(Photo: Tom Claytor)

HUMAN SKULL - Monrovia, Liberia.

There were 20,000 skulls at the end of the runway at Spriggs-Payne airport in May 1992. Claytor's was the first civilian aircraft to land there after two years of civil war. As you stood in the sand, red ants emerged from beneath your feet; they were feeding on human flesh. A young child shamelessly holds a skull; his father and brother fell victim to the death squads that operated here. But his eyes are clear, as if to say, "what is so unusual about this - Does this not happen everywhere in the world?" A man named Louis fought in this war; he stands by the skulls. He is a strong man, but he has troubled eyes - as if he wants to talk about something. Finally, he does. "You know we ate people during this war; not because we were hungry, but because we were scared, and to eat your enemy makes you strong."

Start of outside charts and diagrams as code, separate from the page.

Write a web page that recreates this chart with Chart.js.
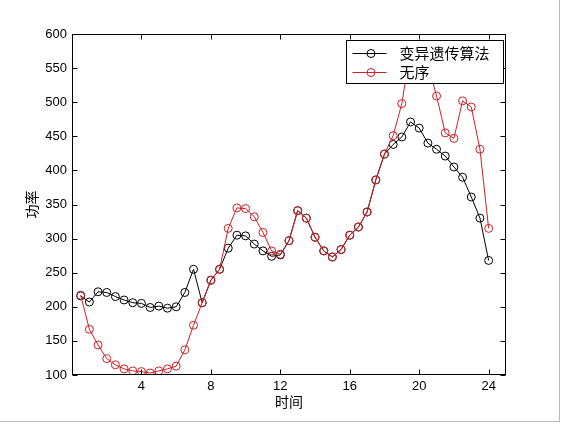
<!DOCTYPE html>
<html><head><meta charset="utf-8">
<script src="https://cdn.jsdelivr.net/npm/chart.js@4/dist/chart.umd.min.js"></script>
<style>html,body{margin:0;padding:0;background:#fff;overflow:hidden}#wrap{position:relative;width:563px;height:425px}
#edge{position:absolute;left:0;top:0;width:559px;height:421px;border-right:1px solid #b8b8b8;border-bottom:1px solid #b8b8b8;pointer-events:none}</style>
</head><body><div id="wrap"><canvas id="c" width="563" height="425"></canvas><div id="edge"></div></div>
<script>
// ---- data ----
const hours = [0.5,1,1.5,2,2.5,3,3.5,4,4.5,5,5.5,6,6.5,7,7.5,8,8.5,9,9.5,10,10.5,11,11.5,12,
               12.5,13,13.5,14,14.5,15,15.5,16,16.5,17,17.5,18,18.5,19,19.5,20,20.5,21,21.5,22,22.5,23,23.5,24];
const gaPower = [216,207,222,221,215,210,206,205,199,201,198,200,221,255,206,239,255,286,305,304,292,282,274,276,
                 297,341,330,302,282,273,284,305,317,339,386,424,438,449,471,462,440,431,421,405,390,361,330,268];
const randomPower = [217,167,144,124,115,109,106,105,103,106,109,113,137,173,206,239,255,315,345,344,332,309,282,277,
                     297,341,330,302,282,273,284,305,317,339,386,424,451,498,578,572,557,509,455,447,502,493,431,315];
const seriesNames = ['变异遗传算法', '无序'];
const xTicks = [4, 8, 12, 16, 20, 24];
const yTicks = [100,150,200,250,300,350,400,450,500,550,600];
const xTitle = '时间';
const yTitle = '功率';

const RED = '#cc1f26';
const toPts = arr => hours.map((h, i) => ({x: h, y: arr[i]}));

const framePlugin = {
  id: 'frame',
  afterDraw(chart) {
    const {ctx, chartArea: a, scales: {x, y}} = chart;
    ctx.save();
    ctx.strokeStyle = '#000';
    ctx.lineWidth = 1;
    const L = Math.round(a.left) + 0.5, R = Math.round(a.right) - 0.5;
    const T = Math.round(a.top) + 0.5, B = Math.round(a.bottom) - 0.5;
    ctx.strokeRect(L, T, R - L, B - T);
    const tl = 5;
    ctx.beginPath();
    xTicks.forEach(v => {
      const px = Math.round(x.getPixelForValue(v)) + 0.5;
      ctx.moveTo(px, B); ctx.lineTo(px, B - tl);
      ctx.moveTo(px, T); ctx.lineTo(px, T + tl);
    });
    yTicks.forEach(v => {
      const py = Math.round(y.getPixelForValue(v)) + 0.5;
      ctx.moveTo(L, py); ctx.lineTo(L + tl, py);
      ctx.moveTo(R, py); ctx.lineTo(R - tl, py);
    });
    ctx.stroke();

    // legend box (inside axes, top-right)
    const bx = Math.round(a.right) - 159.5, by = Math.round(a.top) + 6.5, bw = 157, bh = 43;
    ctx.fillStyle = '#fff';
    ctx.fillRect(bx, by, bw, bh);
    ctx.strokeRect(bx, by, bw, bh);
    const ds = chart.data.datasets;
    ctx.font = '15px "Noto Sans CJK SC", sans-serif';
    ctx.textBaseline = 'middle';
    ctx.textAlign = 'left';
    [0, 1].forEach((di, k) => {
      const d = ds[di];
      const cy = Math.round(by + 12 + k * 19.5) + 0.5;
      ctx.strokeStyle = d.borderColor;
      ctx.beginPath();
      ctx.moveTo(bx + 6, cy); ctx.lineTo(bx + 40, cy);
      ctx.stroke();
      ctx.beginPath();
      ctx.arc(bx + 24.5, cy, 4, 0, Math.PI * 2);
      ctx.stroke();
      ctx.fillStyle = '#000';
      ctx.fillText(d.label, bx + 53, cy);
    });
    ctx.restore();
  }
};

new Chart(document.getElementById('c'), {
  type: 'line',
  data: {
    datasets: [
      {label: seriesNames[0], data: toPts(gaPower), borderColor: '#000', borderWidth: 1,
       pointStyle: 'circle', pointRadius: 4, pointBorderWidth: 1, pointBorderColor: '#000',
       pointBackgroundColor: 'rgba(0,0,0,0)', tension: 0, order: 2},
      {label: seriesNames[1], data: toPts(randomPower), borderColor: RED, borderWidth: 1,
       pointStyle: 'circle', pointRadius: 4, pointBorderWidth: 1, pointBorderColor: RED,
       pointBackgroundColor: 'rgba(0,0,0,0)', tension: 0, order: 1}
    ]
  },
  options: {
    responsive: false,
    animation: false,
    devicePixelRatio: 1,
    layout: {padding: {left: 0, top: 34, right: 57, bottom: 0}},
    plugins: {legend: {display: false}, tooltip: {enabled: false}},
    scales: {
      x: {
        type: 'linear', min: 0, max: 25,
        afterBuildTicks: s => { s.ticks = xTicks.map(v => ({value: v})); },
        afterFit: s => { s.height = 50; },
        grid: {display: false, drawTicks: false},
        border: {display: false},
        ticks: {color: '#000', font: {family: '"Liberation Sans", Arial, sans-serif', size: 13}, padding: 4,
                maxRotation: 0, autoSkip: false},
        title: {display: true, text: xTitle, color: '#000',
                font: {family: '"Noto Sans CJK SC", sans-serif', size: 14}, padding: {top: 0, bottom: 15}}
      },
      y: {
        type: 'linear', min: 100, max: 600,
        afterBuildTicks: s => { s.ticks = yTicks.map(v => ({value: v})); },
        afterFit: s => { s.width = 72; },
        grid: {display: false, drawTicks: false},
        border: {display: false},
        ticks: {color: '#000', font: {family: '"Liberation Sans", Arial, sans-serif', size: 13}, padding: 5,
                autoSkip: false},
        title: {display: true, text: yTitle, color: '#000',
                font: {family: '"Noto Sans CJK SC", sans-serif', size: 14}, padding: {top: 23, bottom: 0}}
      }
    }
  },
  plugins: [framePlugin]
});
</script>
</body></html>
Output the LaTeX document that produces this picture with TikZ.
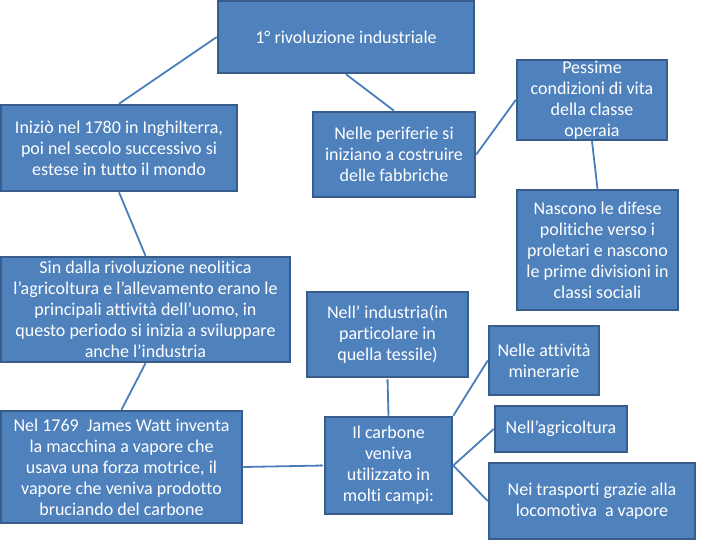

There is a church where 600 people were killed. There are still blood stains on the alter; they had placed small children here and made them scream, "there is no God," as they cut their throats. There is a smell of death, and there are bullet holes everyw here. A hysteric woman tells of how soldiers at road blocks would take bets on the sex of an unborn child. They would then slice the woman open to pull out the fetus with a bayonet - to realize who had won the bet.

It is numb. It can't be real. With time, our minds make it less - as if to protect ourselves from the horror. The images and stories are real; they won't let us forget. Why does it happen?